Affaire Epstein : un procureur général limogé après avoir lancé des poursuites contre JP Morgan
Quatre jours après avoir accusé JP Morgan d'avoir «fermé les yeux» des années durant sur le trafic d'êtres humains de Jeffrey Epstein, car ce dernier leur rapportait des clients, le procureur général des Iles Vierges Denise George a été limogé.
Le procureur général des Iles Vierges américaines, Denise George, a été démis de ses fonctions le 31 décembre, quelques jours seulement après avoir lancé des poursuites contre la banque JPMorgan Chase dans le cadre de son enquête sur le pédocriminel Jeffrey Epstein et son réseau international.
Dans un court communiqué publié par des médias de l'île le 1er janvier, le gouverneur démocrate de l'Etat Albert Bryan a confirmé avoir «relevé Denise George de ses fonctions de procureur général ce week-end». «Je la remercie pour les services qu'elle a rendus à la population du territoire au cours des quatre dernières années en tant que procureur général et lui souhaite le meilleur dans ses futurs projets», a-t-il déclaré sans avancer de raison à ce limogeage. Interrogé à ce ce propos par le média spécialisé Law & Crime, le porte-parole du gouverneur a lui aussi refusé de donner plus d'informations : «Je n'ai pas la liberté de discuter des détails sur les questions de personnel.»
Le 27 décembre, lDenise George avait déposé une plainte de 30 pages contre JPMorgan Chase dans laquelle elle soutenait que la banque avait «fermé les yeux sur les preuves de trafic d'êtres humains pendant plus d'une décennie en raison de l'empreinte financière de [Jeffrey] Epstein, et en raison des transactions et des clients que [Jeffrey] Epstein a apportés et promis d'apporter à la banque».

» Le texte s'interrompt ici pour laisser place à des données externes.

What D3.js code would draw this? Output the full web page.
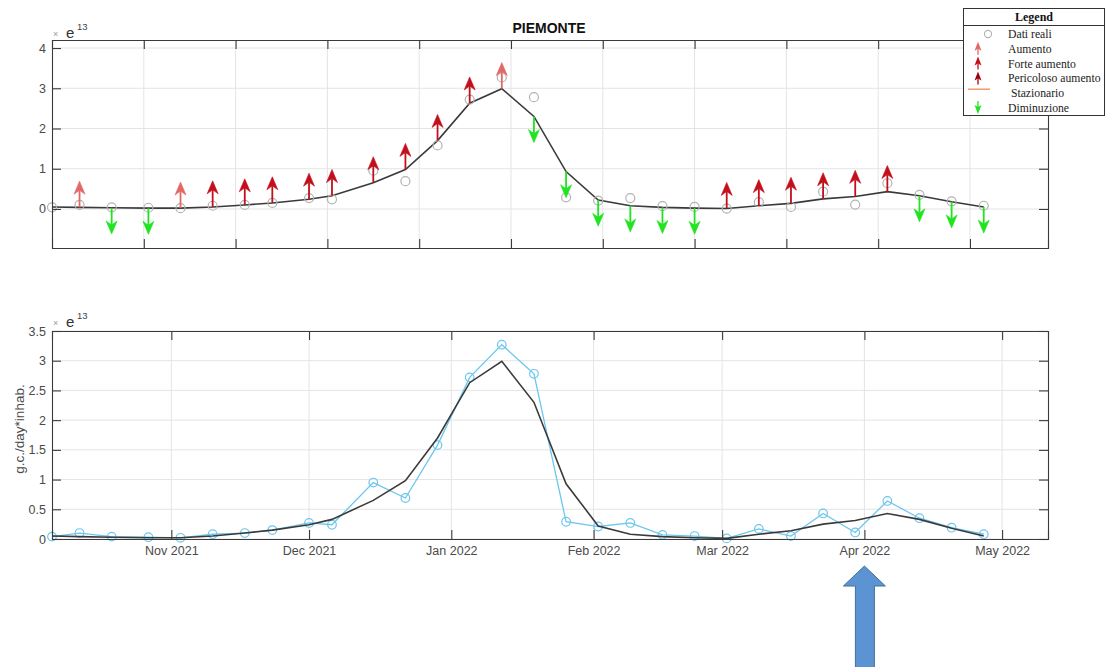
<!DOCTYPE html>
<html>
<head>
<meta charset="utf-8">
<script src="https://cdn.jsdelivr.net/npm/d3@7"></script>
<style>
  html, body { margin: 0; padding: 0; background: #fff; }
  svg { display: block; font-family: "Liberation Sans", Arial, sans-serif; }
</style>
</head>
<body>
<svg id="chart" width="1107" height="667"></svg>
<script>
// Weekly wastewater samples (values in units of 1e13 g.c./day*inhab.)
const sampleDates = [
  "2021-10-06","2021-10-12","2021-10-19","2021-10-27","2021-11-03","2021-11-10",
  "2021-11-17","2021-11-23","2021-12-01","2021-12-06","2021-12-15","2021-12-22",
  "2021-12-29","2022-01-05","2022-01-12","2022-01-19","2022-01-26","2022-02-02",
  "2022-02-09","2022-02-16","2022-02-23","2022-03-02","2022-03-09","2022-03-16",
  "2022-03-23","2022-03-30","2022-04-06","2022-04-13","2022-04-20","2022-04-27"
];
const realValues = [
  0.04, 0.10, 0.04, 0.03, 0.02, 0.08, 0.10, 0.15, 0.27, 0.24, 0.95, 0.69,
  1.58, 2.72, 3.27, 2.78, 0.29, 0.21, 0.27, 0.07, 0.05, 0.01, 0.17, 0.05,
  0.43, 0.11, 0.64, 0.35, 0.19, 0.08
];
const trendValues = [
  0.05, 0.04, 0.03, 0.02, 0.02, 0.05, 0.10, 0.15, 0.24, 0.33, 0.65, 0.98,
  1.70, 2.63, 2.99, 2.30, 0.93, 0.22, 0.08, 0.04, 0.02, 0.01, 0.08, 0.14,
  0.25, 0.31, 0.43, 0.33, 0.18, 0.05
];
// Trend class for each sample (first sample has no previous one)
const trendClass = [
  "", "aumento", "diminuzione", "diminuzione", "aumento", "forte",
  "forte", "forte", "forte", "forte", "forte", "forte",
  "forte", "forte", "aumento", "diminuzione", "diminuzione", "diminuzione",
  "diminuzione", "diminuzione", "diminuzione", "forte", "forte", "forte",
  "forte", "forte", "forte", "diminuzione", "diminuzione", "diminuzione"
];
const monthTicks = ["2021-11-01","2021-12-01","2022-01-01","2022-02-01","2022-03-01","2022-04-01","2022-05-01"];
const dayTicks = [20, 40, 60, 80, 100, 120, 140, 160, 180, 200];
const topYTicks = [0, 1, 2, 3, 4];
const bottomYTicks = [0, 0.5, 1, 1.5, 2, 2.5, 3, 3.5];
const legendLabels = ["Dati reali", "Aumento", "Forte aumento", "Pericoloso aumento", " Stazionario", "Diminuzione"];
const regionTitle = "PIEMONTE";
const yAxisTitle = "g.c./day*inhab.";

const colors = {
  aumento: "#e26868",
  forte: "#c20f1b",
  pericoloso: "#a0000e",
  stazionario: "#f59a6a",
  diminuzione: "#1fe41f",
  real: "#b3b3b3",
  realLine: "#6cc6ee",
  trend: "#3a3a3a",
  grid: "#e4e4e4",
  axis: "#3a3a3a",
  text: "#4a4a4a"
};

const parse = d3.timeParse("%Y-%m-%d");
const dates = sampleDates.map(parse);
const startDate = parse("2021-10-06");
const endDate = parse("2022-05-11");
const dayOf = d => d3.timeDay.count(startDate, d);
const days = dates.map(dayOf);

const svg = d3.select("#chart");
const left = 52, right = 1048;

// ---------- Top panel: trend with arrows ----------
const topBox = { y0: 40, y1: 248 };
const xTop = d3.scaleLinear().domain([0, dayOf(endDate)]).range([left, right]);
const yTop = d3.scaleLinear().domain([-0.97, 4.2]).range([topBox.y1, topBox.y0]);

// ---------- Bottom panel: data vs trend ----------
const botBox = { y0: 331, y1: 539 };
const xBot = d3.scaleTime().domain([startDate, endDate]).range([left, right]);
const yBot = d3.scaleLinear().domain([0, 3.5]).range([botBox.y1, botBox.y0]);

function drawGrid(g, x, y, xTicks, yTicks, y0, y1) {
  g.append("g").selectAll("line").data(xTicks).join("line")
    .attr("x1", d => x(d)).attr("x2", d => x(d)).attr("y1", y0).attr("y2", y1)
    .attr("stroke", colors.grid).attr("stroke-width", 1);
  g.append("g").selectAll("line").data(yTicks).join("line")
    .attr("x1", left).attr("x2", right).attr("y1", d => y(d)).attr("y2", d => y(d))
    .attr("stroke", colors.grid).attr("stroke-width", 1);
}

function drawAxes(g, x, y, xTicks, yTicks, y0, y1, yFmt, xFmt) {
  const tl = 9;
  const axL = g.append("g").attr("transform", `translate(${left},0)`)
    .call(d3.axisLeft(y).tickValues(yTicks).tickSize(-tl).tickPadding(6).tickFormat(yFmt));
  const axR = g.append("g").attr("transform", `translate(${right},0)`)
    .call(d3.axisRight(y).tickValues(yTicks).tickSize(-tl).tickFormat(""));
  const axB = g.append("g").attr("transform", `translate(0,${y1})`)
    .call(d3.axisBottom(x).tickValues(xTicks).tickSize(-tl).tickPadding(7)
      .tickFormat(xFmt || ""));
  const axT = g.append("g").attr("transform", `translate(0,${y0})`)
    .call(d3.axisTop(x).tickValues(xTicks).tickSize(-tl).tickFormat(""));
  [axL, axR, axB, axT].forEach(a => {
    a.select(".domain").attr("stroke", colors.axis).attr("stroke-width", 1.1);
    a.selectAll(".tick line").attr("stroke", colors.axis).attr("stroke-width", 1.1);
    a.selectAll(".tick text").attr("fill", colors.text).attr("font-size", 12.5)
      .attr("font-family", '"Liberation Sans", Arial, sans-serif');
  });
}

function exponentLabel(g, yBase) {
  g.append("text").attr("x", 53).attr("y", yBase - 1).attr("font-size", 9)
    .attr("fill", "#9a9a9a").text("×");
  g.append("text").attr("x", 66).attr("y", yBase).attr("font-size", 15)
    .attr("fill", "#333").text("e");
  g.append("text").attr("x", 77).attr("y", yBase - 8).attr("font-size", 9.5)
    .attr("fill", "#444").text("13");
}

// arrow glyph: shaft from (x, yb) to (x, yt), notched head at yt
function arrowPath(x, yb, yt, hw, hl, notch) {
  const dir = yt < yb ? 1 : -1; // +1 when pointing up
  const backY = yt + dir * hl;
  const notchY = yt + dir * (hl - notch);
  return {
    shaft: [x, yb, x, notchY],
    head: `M${x},${yt}L${x + hw / 2},${backY}L${x},${notchY}L${x - hw / 2},${backY}Z`
  };
}

const gTop = svg.append("g");
drawGrid(gTop, xTop, yTop, dayTicks, topYTicks, topBox.y0, topBox.y1);

const lineTop = d3.line().x((d, i) => xTop(days[i])).y(d => yTop(d));
gTop.append("path").datum(trendValues).attr("d", lineTop)
  .attr("fill", "none").attr("stroke", colors.trend).attr("stroke-width", 1.6);

gTop.append("g").selectAll("circle").data(realValues).join("circle")
  .attr("cx", (d, i) => xTop(days[i])).attr("cy", d => yTop(d)).attr("r", 4.5)
  .attr("fill", "none").attr("stroke", colors.real).attr("stroke-width", 1.2);

const arrowLen = 0.65;
const arrowG = gTop.append("g");
trendValues.forEach((v, i) => {
  const c = trendClass[i];
  if (!c) return;
  const up = c !== "diminuzione";
  const col = colors[c];
  const x = xTop(days[i]);
  const yb = yTop(v);
  const yt = yTop(up ? v + arrowLen : v - arrowLen);
  const a = arrowPath(x, yb, yt, 11, 13, 4);
  arrowG.append("line").attr("x1", a.shaft[0]).attr("y1", a.shaft[1])
    .attr("x2", a.shaft[2]).attr("y2", a.shaft[3])
    .attr("stroke", col).attr("stroke-width", 1.8);
  arrowG.append("path").attr("d", a.head).attr("fill", col).attr("stroke", col)
    .attr("stroke-width", 0.6).attr("stroke-linejoin", "miter");
});

drawAxes(gTop, xTop, yTop, dayTicks, topYTicks, topBox.y0, topBox.y1, d3.format("d"), null);
exponentLabel(gTop, 38);

gTop.append("text").attr("x", 549).attr("y", 33).attr("text-anchor", "middle")
  .attr("font-size", 14).attr("font-weight", "bold").attr("fill", "#111").text(regionTitle);

// ---------- bottom ----------
const gBot = svg.append("g");
const monthDates = monthTicks.map(parse);
drawGrid(gBot, xBot, yBot, monthDates, bottomYTicks, botBox.y0, botBox.y1);

const lineBot = d3.line().x((d, i) => xBot(dates[i])).y(d => yBot(d));
gBot.append("path").datum(realValues).attr("d", lineBot)
  .attr("fill", "none").attr("stroke", colors.realLine).attr("stroke-width", 1.3);
gBot.append("g").selectAll("circle").data(realValues).join("circle")
  .attr("cx", (d, i) => xBot(dates[i])).attr("cy", d => yBot(d)).attr("r", 4.3)
  .attr("fill", "none").attr("stroke", colors.realLine).attr("stroke-width", 1.2);
gBot.append("path").datum(trendValues).attr("d", lineBot)
  .attr("fill", "none").attr("stroke", colors.trend).attr("stroke-width", 1.6);

drawAxes(gBot, xBot, yBot, monthDates, bottomYTicks, botBox.y0, botBox.y1,
  d => d3.format("")(d), d3.timeFormat("%b %Y"));
exponentLabel(gBot, 327);

gBot.append("text")
  .attr("transform", `translate(24,${(botBox.y0 + botBox.y1) / 2 - 6}) rotate(-90)`)
  .attr("text-anchor", "middle").attr("font-size", 13.5).attr("fill", colors.text)
  .text(yAxisTitle);

// ---------- legend ----------
const lg = svg.append("g").attr("font-family", '"Liberation Serif", "Times New Roman", serif');
lg.append("rect").attr("x", 963.5).attr("y", 8.5).attr("width", 141).attr("height", 107)
  .attr("fill", "#fff").attr("stroke", "#333").attr("stroke-width", 1);
lg.append("line").attr("x1", 963.5).attr("x2", 1104.5).attr("y1", 25.5).attr("y2", 25.5)
  .attr("stroke", "#333").attr("stroke-width", 1);
lg.append("text").attr("x", 1034).attr("y", 21).attr("text-anchor", "middle")
  .attr("font-size", 12).attr("font-weight", "bold").attr("fill", "#111").text("Legend");

const legendKeys = ["real", "aumento", "forte", "pericoloso", "stazionario", "diminuzione"];
legendLabels.forEach((lab, i) => {
  const cy = 34 + i * 14.8;
  lg.append("text").attr("x", 1008).attr("y", cy + 4).attr("font-size", 11.7)
    .attr("fill", "#222").attr("xml:space", "preserve").text(lab);
  const k = legendKeys[i];
  if (k === "real") {
    lg.append("circle").attr("cx", 988).attr("cy", cy).attr("r", 3.6)
      .attr("fill", "none").attr("stroke", colors.real).attr("stroke-width", 1.1);
  } else if (k === "stazionario") {
    lg.append("line").attr("x1", 968).attr("x2", 990).attr("y1", cy - 4).attr("y2", cy - 4)
      .attr("stroke", colors.stazionario).attr("stroke-width", 1.5);
  } else {
    const up = k !== "diminuzione";
    const yb = up ? cy + 6 : cy - 7;
    const yt = up ? cy - 7 : cy + 6;
    const a = arrowPath(978, yb, yt, 7, 9, 2);
    lg.append("line").attr("x1", a.shaft[0]).attr("y1", a.shaft[1])
      .attr("x2", a.shaft[2]).attr("y2", a.shaft[3])
      .attr("stroke", colors[k]).attr("stroke-width", 1.3);
    lg.append("path").attr("d", a.head).attr("fill", colors[k]);
  }
});

// ---------- highlight arrow under April ----------
const aprX = xBot(parse("2022-04-01"));
const hl = d3.path();
hl.moveTo(aprX, 566);
hl.lineTo(aprX + 21, 586);
hl.lineTo(aprX + 10, 586);
hl.lineTo(aprX + 10, 672);
hl.lineTo(aprX - 9, 672);
hl.lineTo(aprX - 9, 586);
hl.lineTo(aprX - 21, 586);
hl.closePath();
svg.append("path").attr("d", hl.toString()).attr("fill", "#5b93d3")
  .attr("stroke", "#41719c").attr("stroke-width", 1);
</script>
</body>
</html>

La Deutsche Bank également accusée de «complicité»
«Ces décisions ont été préconisées et approuvées aux niveaux supérieurs de JP Morgan, y compris par l'ancien directeur général de sa division de gestion d'actifs et de sa banque d'investissement, dont la relation inappropriée avec [Jeffrey] Epstein aurait dû être évidente pour la banque. En effet, ce n'est qu'après la mort de [Jeffrey] Epstein que JP Morgan s'est tardivement conformée aux réglementations bancaires fédérales concernant les comptes de [Jeffrey] Epstein», poursuivait le document.
Des victimes de Jeffrey Epstein, qui ont porté plainte de manière anonyme dans le cadre de deux recours collectifs, avaient auparavant déjà accusé JPMorgan Chase et la Deutsche Bank de «complicité» dans le réseau de trafic sexuel du pédocriminel. La plainte déposée par Denise George contre JPMorgan Chase avant son limogeage est désormais liée à ces deux recours collectifs, déposés dans le même tribunal et actuellement en instance de jugement devant le juge Jed Rakoff. Ces affaires doivent être jugées dans le district sud de New York, au cours de l'été 2023.
Immédiatement après sa prise de fonction en mai 2019, Denise George avait ouvert une enquête sur Jeffrey Epstein. Celle-ci lui avait permis de mettre à jour un «vaste réseau de traite d'êtres humains, et d'abus sexuels de jeunes femmes et de mineures aux Iles Vierges», dont certaines victimes étaient âgées de 12 ans seulement.
Inculpé aux Etats-Unis pour des faits de «proxénétisme sur mineur» et de «complot», Jeffrey Epstein a été retrouvé pendu dans sa cellule le 10 août 2019. Bien qu'il soit mort en prison avant son procès, sa co-accusée Ghislaine Maxwell a été jugée, reconnue coupable et condamnée à 20 ans de prison. Les noms du prince Andrew, de l'ancien président Bill Clinton, de Bill Gates ou du réalisateur américain Woody Allen reviennent de façon récurrente dans l'affaire Epstein en raison de leurs voyages sur l'île de Little St. James (située Iles Vierges américaines) appartenant au financier, ou à bord de son jet privé, surnommé le «Lolita express».
Déjà accusé il y a près de quinze ans de recourir aux services de dizaines de prostituées mineures, notamment dans sa grande demeure de Palm Beach, en Floride, Jeffrey Epstein avait été condamné en 2008 à 18 mois de prison. Alors qu'il encourait la détention à vie, il était parvenu à un accord controversé de négociation de peine en acceptant de plaider coupable pour le seul chef d'avoir sollicité les services de prostituées mineures.